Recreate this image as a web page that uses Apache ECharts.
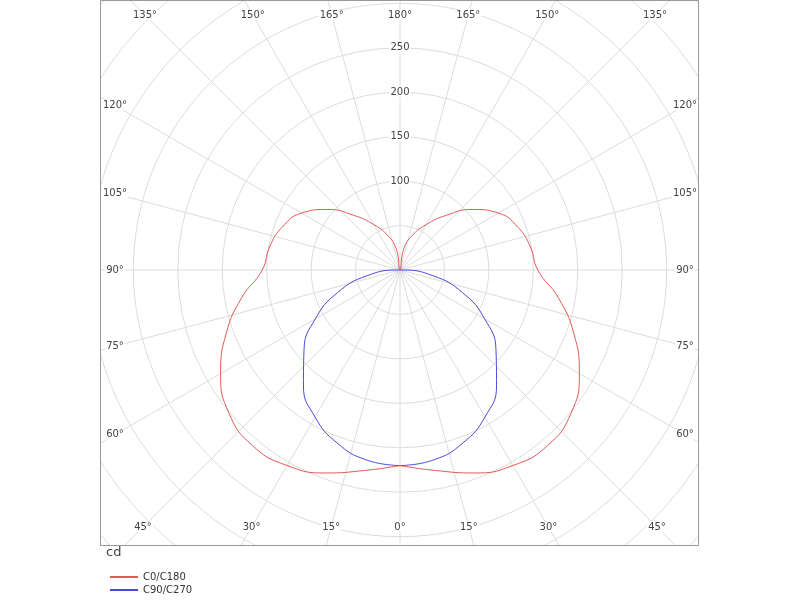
<!DOCTYPE html>
<html>
<head>
<meta charset="utf-8">
<script src="https://cdn.jsdelivr.net/npm/echarts@6/dist/echarts.min.js"></script>
<style>html,body{margin:0;padding:0;background:#fff}#main{width:800px;height:600px}</style>
</head>
<body>
<div id="main"></div>
<script>
var chartDom = document.getElementById('main');
var myChart = echarts.init(chartDom);

// gamma angles (deg) and intensities (cd)
var redAngles = [0, 10, 20, 30, 40, 50, 60, 70, 80, 90, 100, 110, 120, 130, 140, 150, 160, 170, 180];
var redValues = [220, 229, 243, 254, 258, 251, 233, 208, 181, 155, 149, 141, 128, 106, 80, 59, 42, 24, 0];
var blueAngles = [0, 10, 20, 30, 40, 50, 60, 70, 80, 90];
var blueValues = [220, 217, 207, 191, 169, 141, 110, 75, 38, 0];
var radiusTicks = [100, 150, 200, 250];
var angleTicks = [0, 15, 30, 45, 60, 75, 90, 105, 120, 135, 150, 165, 180];

function mirror(angles, values) {
  var out = [];
  for (var i = 0; i < angles.length; i++) out.push([values[i], angles[i]]);
  for (var j = angles.length - 1; j >= 0; j--) out.push([values[j], 360 - angles[j]]);
  return out;
}

var box = { x0: 100, y0: 0, x1: 698, y1: 545 };
var font = 'DejaVu Sans, sans-serif';

var option = {
  animation: false,
  polar: { center: [400, 270], radius: 400 },
  angleAxis: {
    type: 'value', min: 0, max: 360, interval: 15, startAngle: 270, clockwise: false,
    axisLine: { show: false }, axisTick: { show: false }, axisLabel: { show: false },
    splitLine: { lineStyle: { color: '#dcdcdc', width: 1 } }
  },
  radiusAxis: {
    type: 'value', min: 0, max: 450, interval: 50,
    axisLine: { show: false }, axisTick: { show: false }, axisLabel: { show: false },
    splitLine: { show: true, lineStyle: { color: '#dcdcdc', width: 1 } }
  },
  legend: {
    z: 300, orient: 'vertical', left: 105, top: 567, itemWidth: 28, itemHeight: 2, itemGap: 3,
    textStyle: { fontSize: 10, fontFamily: font, color: '#333' },
    data: [{ name: 'C0/C180', icon: 'rect' }, { name: 'C90/C270', icon: 'rect' }]
  },
  series: [
    { name: 'C0/C180', type: 'line', coordinateSystem: 'polar', showSymbol: false, smooth: true,
      lineStyle: { color: '#e05a5a', width: 1 }, itemStyle: { color: '#e05a5a' },
      data: mirror(redAngles, redValues) },
    { name: 'C90/C270', type: 'line', coordinateSystem: 'polar', showSymbol: false, smooth: true,
      lineStyle: { color: '#4a4ad8', width: 1 }, itemStyle: { color: '#4a4ad8' },
      data: mirror(blueAngles, blueValues) }
  ]
};
myChart.setOption(option);

// masks around the plot box, border, and labels
var g = [
  { type: 'rect', z: 100, shape: { x: 0, y: 0, width: box.x0, height: 600 }, style: { fill: '#fff' } },
  { type: 'rect', z: 100, shape: { x: box.x1, y: 0, width: 800 - box.x1, height: 600 }, style: { fill: '#fff' } },
  { type: 'rect', z: 100, shape: { x: 0, y: box.y1, width: 800, height: 600 - box.y1 }, style: { fill: '#fff' } },
  { type: 'rect', z: 101, shape: { x: box.x0 + 0.5, y: box.y0 + 0.5, width: box.x1 - box.x0, height: box.y1 - box.y0 },
    style: { fill: 'none', stroke: '#999', lineWidth: 1 } },
  { type: 'text', z: 102, left: 106, top: 546, style: { text: 'cd', fontSize: 13, fontFamily: font, fill: '#444' } }
];

var c = myChart.convertToPixel({ polarIndex: 0 }, [0, 0]);
var inner = { x0: 115, y0: 15, x1: 685, y1: 527 };
function edgePoint(ang) {
  var p = myChart.convertToPixel({ polarIndex: 0 }, [100, ang]);
  var dx = p[0] - c[0], dy = p[1] - c[1];
  var ts = [];
  if (dx > 1e-6) ts.push((inner.x1 - c[0]) / dx);
  if (dx < -1e-6) ts.push((inner.x0 - c[0]) / dx);
  if (dy > 1e-6) ts.push((inner.y1 - c[1]) / dy);
  if (dy < -1e-6) ts.push((inner.y0 - c[1]) / dy);
  var t = Math.min.apply(null, ts);
  return [c[0] + dx * t, c[1] + dy * t];
}
var labelAngles = [];
angleTicks.forEach(function (a) { labelAngles.push([a, a]); if (a > 0 && a < 180) labelAngles.push([360 - a, a]); });
labelAngles.forEach(function (pair) {
  var p = edgePoint(pair[0]);
  g.push({ type: 'text', z: 102, x: p[0], y: p[1],
    style: { text: pair[1] + '°', fontSize: 10, fontFamily: font, fill: '#444', align: 'center', verticalAlign: 'middle',
      backgroundColor: '#fff', padding: [0, 1] } });
});
radiusTicks.forEach(function (r) {
  var p = myChart.convertToPixel({ polarIndex: 0 }, [r, 180]);
  g.push({ type: 'text', z: 102, x: p[0], y: p[1],
    style: { text: String(r), fontSize: 10, fontFamily: font, fill: '#444', align: 'center', verticalAlign: 'middle',
      backgroundColor: '#fff', padding: [0, 1] } });
});
myChart.setOption({ graphic: g });
</script>
</body>
</html>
++++++++++++++++++++
:: EXERCISE PROMPT ::
Repeat, with no pictures, each line from the beginning of the data through the line containing "var myChart = echarts.init(chartDom);", inclusive.

:: SOLUTION ::
Recreate this image as a web page that uses Apache ECharts.
<!DOCTYPE html>
<html>
<head>
<meta charset="utf-8">
<script src="https://cdn.jsdelivr.net/npm/echarts@6/dist/echarts.min.js"></script>
<style>html,body{margin:0;padding:0;background:#fff}#main{width:800px;height:600px}</style>
</head>
<body>
<div id="main"></div>
<script>
var chartDom = document.getElementById('main');
var myChart = echarts.init(chartDom);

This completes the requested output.